Nous avons trop peu parlé du livre de M. Cherbuliez, et, en critique égoïste, nous avons profité de l’occasion qu’il nous offrait pour développer notre thèse sur la nature du génie du Tasse, sur la cause psychologique et physiologique de ses malheurs, qui, croyons-nous, eurent leur origine dans les obscurités de l’âme et du tempérament. Le Tasse ne fut pas heureux précisément parce qu’il était né pour le bonheur. Voilà notre thèse, que nous livrons à notre tour à la critique si pénétrante et si élevée de M. Cherbuliez ; mais nous ne voulons pas terminer sans le remercier au nom des amis de la poésie d’avoir parlé en termes si délicats et si nobles de celui qui fut le chantre accompli des élégances mondaines. Le pauvre Tasse n’est pas en faveur de nos jours, et M. Cherbuliez aurait péché par trop d’indulgence et d’enthousiasme que nous n’y verrions aucun mal, car c’est l’injustice que le poète rencontre le plus souvent parmi le public contemporain, quand ce n’est pas l’oubli.
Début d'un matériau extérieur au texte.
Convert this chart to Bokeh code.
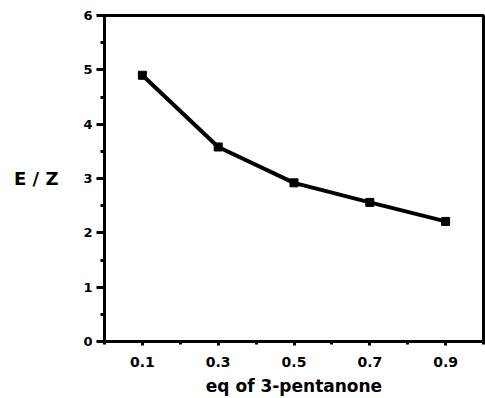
from bokeh.plotting import figure
from bokeh.embed import file_html
from bokeh.resources import INLINE
from bokeh.models import FixedTicker

eq = [0.1, 0.3, 0.5, 0.7, 0.9]
ez = [4.9, 3.58, 2.92, 2.56, 2.21]
x_ticks = [0.1, 0.3, 0.5, 0.7, 0.9]
x_minor = [0.0, 0.2, 0.4, 0.6, 0.8, 1.0]
y_ticks = [0, 1, 2, 3, 4, 5, 6]
y_minor = [0.5, 1.5, 2.5, 3.5, 4.5, 5.5]
y_title = "E / Z"
x_title = "eq of 3-pentanone"

FONT = "DejaVu Sans"

p = figure(width=485, height=398, output_backend="svg", toolbar_location=None,
           x_range=(0, 1.0), y_range=(0, 6),
           min_border_left=104, min_border_right=2, min_border_top=15, min_border_bottom=56)
p.grid.visible = False
p.outline_line_color = "black"
p.outline_line_width = 3

p.line(eq, ez, line_color="black", line_width=4)
p.scatter(eq, ez, marker="square", size=8, color="black")

p.xaxis.ticker = FixedTicker(ticks=x_ticks, minor_ticks=x_minor)
p.yaxis.ticker = FixedTicker(ticks=y_ticks, minor_ticks=y_minor)

for ax in (p.xaxis, p.yaxis):
    ax.axis_line_width = 3
    ax.axis_line_color = "black"
    ax.major_tick_line_width = 3
    ax.minor_tick_line_width = 3
    ax.major_tick_in = 0
    ax.minor_tick_in = 0
    ax.major_label_text_font = FONT
    ax.major_label_text_font_style = "bold"
    ax.major_label_text_color = "black"
    ax.axis_label_text_font = FONT
    ax.axis_label_text_font_style = "bold"
    ax.axis_label_text_color = "black"

p.yaxis.major_tick_out = 8
p.yaxis.minor_tick_out = 4
p.yaxis.major_label_text_font_size = "13px"
p.yaxis.major_label_standoff = 4
p.yaxis.axis_label = y_title
p.yaxis.axis_label_orientation = "horizontal"
p.yaxis.axis_label_text_font_size = "18px"
p.yaxis.axis_label_standoff = 22

p.xaxis.major_tick_out = 4
p.xaxis.minor_tick_out = 3
p.xaxis.major_label_text_font_size = "14px"
p.xaxis.major_label_standoff = 11
p.xaxis.axis_label = x_title
p.xaxis.axis_label_text_font_size = "17px"
p.xaxis.axis_label_standoff = 6

open("out.html", "w").write(file_html(p, INLINE))
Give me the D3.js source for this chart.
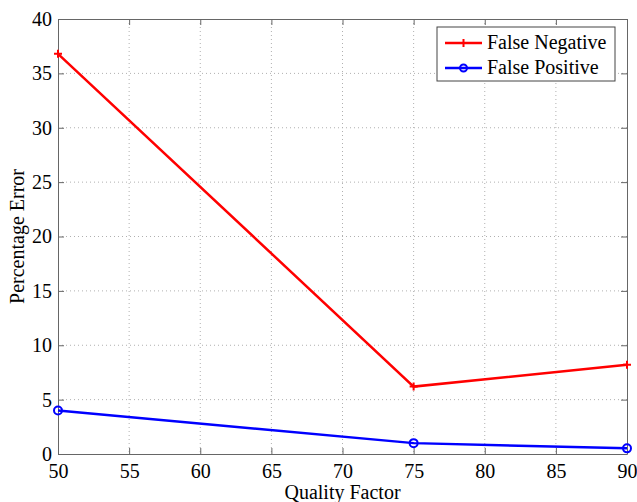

Combien y a-t-il aujourd’hui de lecteurs du Tasse, et dans ce petit nombre combien en est-il qui le goûtent réellement et l’apprécient à sa vraie valeur ? Tout récemment nous lisions sur lui, dans un livre remarquable d’un de nos jeunes historiens littéraires, un jugement bien sommaire et bien dur. M. Cherbuliez a essayé de le maintenir à cette place élevée qui est la sienne, et d’où l’on cherche à le faire descendre, et ce n’est après tout que justice. Eh ! sans doute l’inspiration du Tasse n’est pas la grande inspiration, mais c’est une inspiration encore très haute, et, en parcourant l’histoire littéraire, je ne découvre pas une époque, si brillante et si fertile qu’elle soit, qu’un talent de cet ordre ne pût encore embellir et honorer.


EMILE MONTEGUT.

  1. Les derniers numéros du Cours de Littérature familière contiennent une biographie du Tasse, une des meilleures et des plus éloquentes que M. de Lamartine ait écrites.